Как только горы скрылись в тумане, немного пришел в себя и начал потихоньку соображать. Первая мысль не оставляла места для сомнений: я прибыл на свое жизненно важное место. Это то, что видел во сне. Не могу поверить, что волшебство происходит со мной на самом деле.

Жизнь в одно мгновение показалась прелюдией к чему-то главному, без чего она лишена смысла. И это главное было здесь. Все те 37 лет, которые прожил, показались до обидного напрасными и несущественными.

Через некоторое время я готов был умереть из-за того, что мне некуда больше стремиться. Все самое-самое уже, кажется, получил, остальное новое будет только нагонять печаль. Зачем жить?

Чувство это охватило не грубо, вогнав в состояние тоски-печали, а очень ласково и нежно, подарив на память безмолвную тайну. Я не знал, что делать дальше, и оставался сидеть в неподвижности ничего не ожидая от жизни более того, что есть.

В чувства меня привел звук лодочного мотора, и через некоторое время из тумана вынырнула лодка. Мужик в лодке, заприметив меня, изменил курс и пошел на сближение.

Необычные чувства испытываешь, когда находишься один вдали от людей. Но еще необычней бывает, когда встречаешь такого же одинокого человека. Два человека, две крохотные точечки на карте, два условных обозначения среди бескрайних просторов тайги и воды. Но вместе с тем это целых два огромных мира. Встреча людей — это встреча миров, это событие вселенского масштаба. Жаль, что мы так все время не думаем. Было бы куда интересней жить.

Мужика в лодке звали Борис, он лесник, живет на мысе Елохин, и там у него есть баня, которую не надо топить 12 часов.

Борис ехал куда-то по своим лесничим делам и предложил на обратном пути взять меня на буксир и оттащить к себе в гости. Буксироваться отказался. Договорились встретиться у него дома, куда я добрался примерно через час.

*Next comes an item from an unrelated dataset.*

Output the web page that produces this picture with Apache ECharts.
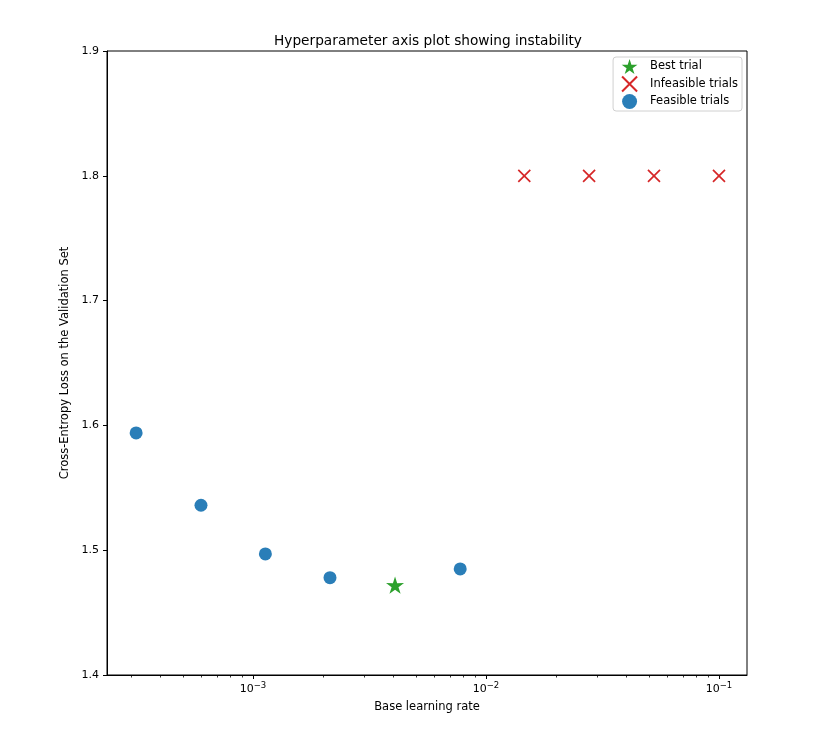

Жилище Бориса не имело никаких архитектурных излишеств и не было на первый взгляд в нем ничего особенного. Это был обычный деревянный двухквартирный дом. Я жил почти в таком же на Сахалине и не сумел получить от этого никакого удовольствия, а приобрел только острую тоску, не переставая мечтать о благоустроенной квартире.

Глядя на дом Бориса, я почувствовал себя удивительно покойно, а разглядев повнимательней строение, обнаружил в нем много чего существенно важного и для души полезного: дом был без забора; территория вокруг него не была запахана под огород, вместо этого красовался луг из полевых цветов.

Дом без забора. Я бывал в разных лесах и видел как живут лесники, но у всех у них были заборы. А здесь нет. Вдруг вспомнил, что на мысе Покойники люди тоже обходятся без заборов, несмотря на то, что домов там несколько и живут в них в основном семьями. Это очень чудесное изобретение — дом без забора.

Забор — ужасная вещь, он произведение человеческого страха. Забор — признак нашей враждебности и недоверия. Забор — это символ нашего неправильно сконструированного мира. Внутри забора для нас все свое и родное, а там, снаружи — большой чужой мир. Хорошо — это когда все делается на благо внутризаборного пространства и его обитателей. И плохо — когда наоборот. Страх заложен в основе нашего зазаборного существования, сплошные страдания происходят от такой жизни.

Пока я стоял и глядел на сказочный дом, Борис состряпал целый таз оладьев. Сели ужинать и беседовать.

Разговаривали, как всегда, обо всем сразу. Мы рассказали друг другу свои жизни. Трудно представить, чтобы в городе случайно повстречавшемуся человеку ты излил свою душу.